In urban areas, much of the water that falls as rain runs off the ground into local creeks and streams. Often, as the water travels over the ground it picks up pollutants, which are then deposited in streams and creeks, impairing the quality of local waterways.
Rain barrels prevent this water from running off your property, and allow it to be absorbed as gardens are watered after the rain event.
Though water pollution once was caused primarily by big businesses, the problem now stems from the actions of individuals.
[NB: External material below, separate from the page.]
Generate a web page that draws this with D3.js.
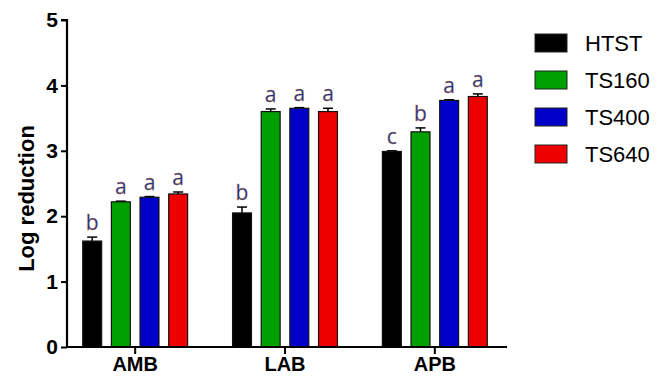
<!DOCTYPE html>
<html>
<head>
<meta charset="utf-8">
<script src="https://cdn.jsdelivr.net/npm/d3@7"></script>
<style>
  body { margin: 0; background: #fff; }
  text { font-family: Arial, "Liberation Sans", sans-serif; }
</style>
</head>
<body>
<script>
const groups = ['AMB', 'LAB', 'APB'];
const treatments = ['HTST', 'TS160', 'TS400', 'TS640'];
const colors = ['#000000', '#00a000', '#0000c8', '#ee0000'];
// mean and error per group, order follows treatments
const means = [
  [1.62, 2.22, 2.29, 2.34],
  [2.05, 3.60, 3.65, 3.60],
  [2.99, 3.29, 3.77, 3.83]
];
const errs = [
  [0.06, 0.01, 0.01, 0.03],
  [0.09, 0.04, 0.01, 0.05],
  [0.01, 0.06, 0.01, 0.04]
];
const letters = [
  ['b', 'a', 'a', 'a'],
  ['b', 'a', 'a', 'a'],
  ['c', 'b', 'a', 'a']
];
const yTicks = [0, 1, 2, 3, 4, 5];

const margin = {top: 20, left: 67, bottom: 35, right: 149};
const width = 656 - margin.left - margin.right;
const height = 382 - margin.top - margin.bottom;

const svg = d3.select('body').append('svg')
  .attr('width', 656)
  .attr('height', 382);

const g = svg.append('g')
  .attr('transform', `translate(${margin.left},${margin.top})`);

const x0 = d3.scaleBand().domain(groups).range([0, 436]).paddingInner(0.17).paddingOuter(0.04);
const x1 = d3.scaleBand().domain(treatments).range([0, x0.bandwidth()]).padding(0.34);
const y = d3.scaleLinear().domain([0, 5]).range([height, 0]);

const rows = [];
groups.forEach((grp, gi) => {
  treatments.forEach((t, ti) => {
    rows.push({grp, t, ti, v: means[gi][ti], e: errs[gi][ti], l: letters[gi][ti]});
  });
});

// error bars (upper only)
const eb = g.selectAll('.err').data(rows).join('g').attr('class', 'err')
  .attr('stroke', '#000').attr('stroke-width', 1.5);
eb.append('line')
  .attr('x1', d => x0(d.grp) + x1(d.t) + x1.bandwidth() / 2)
  .attr('x2', d => x0(d.grp) + x1(d.t) + x1.bandwidth() / 2)
  .attr('y1', d => y(d.v))
  .attr('y2', d => y(d.v + d.e));
eb.append('line')
  .attr('x1', d => x0(d.grp) + x1(d.t) + x1.bandwidth() / 2 - 5)
  .attr('x2', d => x0(d.grp) + x1(d.t) + x1.bandwidth() / 2 + 5)
  .attr('y1', d => y(d.v + d.e))
  .attr('y2', d => y(d.v + d.e));

g.selectAll('.bar').data(rows).join('rect').attr('class', 'bar')
  .attr('x', d => x0(d.grp) + x1(d.t))
  .attr('width', x1.bandwidth())
  .attr('y', d => y(d.v))
  .attr('height', d => height - y(d.v))
  .attr('fill', d => colors[d.ti])
  .attr('stroke', '#111')
  .attr('stroke-width', 1.2);

// significance letters
g.selectAll('.lbl').data(rows).join('text').attr('class', 'lbl')
  .attr('x', d => x0(d.grp) + x1(d.t) + x1.bandwidth() / 2)
  .attr('y', d => y(d.v + d.e) - 7)
  .attr('text-anchor', 'middle')
  .style('font-family', '"Open Sans", sans-serif')
  .style('font-size', '21px')
  .attr('fill', '#1c3590')
  .attr('stroke', '#b8702a')
  .attr('stroke-width', 0.3)
  .text(d => d.l);

// y axis
const yAxis = g.append('g')
  .call(d3.axisLeft(y).tickValues(yTicks).tickSize(6).tickPadding(3).tickFormat(d3.format('d')));
yAxis.select('.domain').attr('stroke-width', 2.2).attr('d', `M-6,0H0V${height}`);
yAxis.selectAll('.tick line').attr('stroke-width', 2);
yAxis.selectAll('.tick text').style('font-size', '21px').style('font-weight', 'bold').attr('fill', '#000');

// x axis
const xAxis = g.append('g')
  .attr('transform', `translate(0,${height})`)
  .call(d3.axisBottom(x0).tickSize(7).tickPadding(3));
xAxis.select('.domain').attr('stroke-width', 2.2).attr('d', `M0,0H${440}`);
xAxis.selectAll('.tick line').attr('stroke-width', 2);
xAxis.selectAll('.tick text').style('font-size', '20px').style('font-weight', 'bold').attr('fill', '#000');

svg.append('text')
  .attr('transform', `translate(34,${margin.top + height / 2 + 15}) rotate(-90)`)
  .attr('text-anchor', 'middle')
  .style('font-size', '22px')
  .style('font-weight', 'bold')
  .text('Log reduction');

// legend
const leg = svg.append('g').attr('transform', 'translate(535,34)');
const li = leg.selectAll('g').data(treatments).join('g')
  .attr('transform', (d, i) => `translate(0,${i * 37})`);
li.append('rect')
  .attr('width', 32).attr('height', 18)
  .attr('fill', (d, i) => colors[i])
  .attr('stroke', '#222').attr('stroke-width', 1);
li.append('text')
  .attr('x', 50).attr('y', 17)
  .style('font-size', '22px')
  .text(d => d);
</script>
</body>
</html>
Common pollutants picked up by runoff after a storm include fertilizers, pesticides, dog waste, oil and litter.
Citizens can reduce their impact on local waterways by following these steps.
* Never apply lawn chemicals before a rain event.
* Apply lawn chemicals sparingly.
* Follow application instructions when applying lawn chemicals.
* Sweep extra lawn chemicals off sidewalks and driveways onto your lawn.
* Never pour anything down a storm drain. (That water is not treated; it runs directly into local waterways.)
* Pick up after pets, even in backyards.
* Maintain a car to prevent leaks.
* Don't litter. (That includes cigarette butts.)
Reducing pollutants is one easy way to reduce impact on local waterways. Reducing the amount of runoff is another. Less runoff means fewer pollutants carried to local streams and creeks. It also can mean less flooding. Reducing the amount of rain that runs off property also is simple. Direct gutter down spouts away from paved areas and install a rain barrel or several.
The rain barrels displayed in Danville are by the following artists: Karen Eugenia Mitchell LaBach, "Royal Spring Rain" displayed at the Community Arts Center; Roni Gilpin, "The Fish Bowl" displayed at Maple Tree Gallery; Chris Hunter, "The Clean Clear Ocean" displayed at the Boyle County Public Library; Kim Nicholson-Messmer and the Garrard County 4-H High School Environmental Club and Recycling Club, "Weaving Hearts with Common Threads" displayed at The Hub Coffee House & Cafe; and Phil Stivender and Fast Signs, "Wrapped" displayed at the Boyle County Extension Office.
The 23 artistic barrels on display throughout central Kentucky can be viewed at www.kentuckypride.com, where votes on the best design also are being accepted.
The barrels will be sold through eBay starting June 7. Bluegrass PRIDE also has information on purchasing an undecorated plastic rain barrel.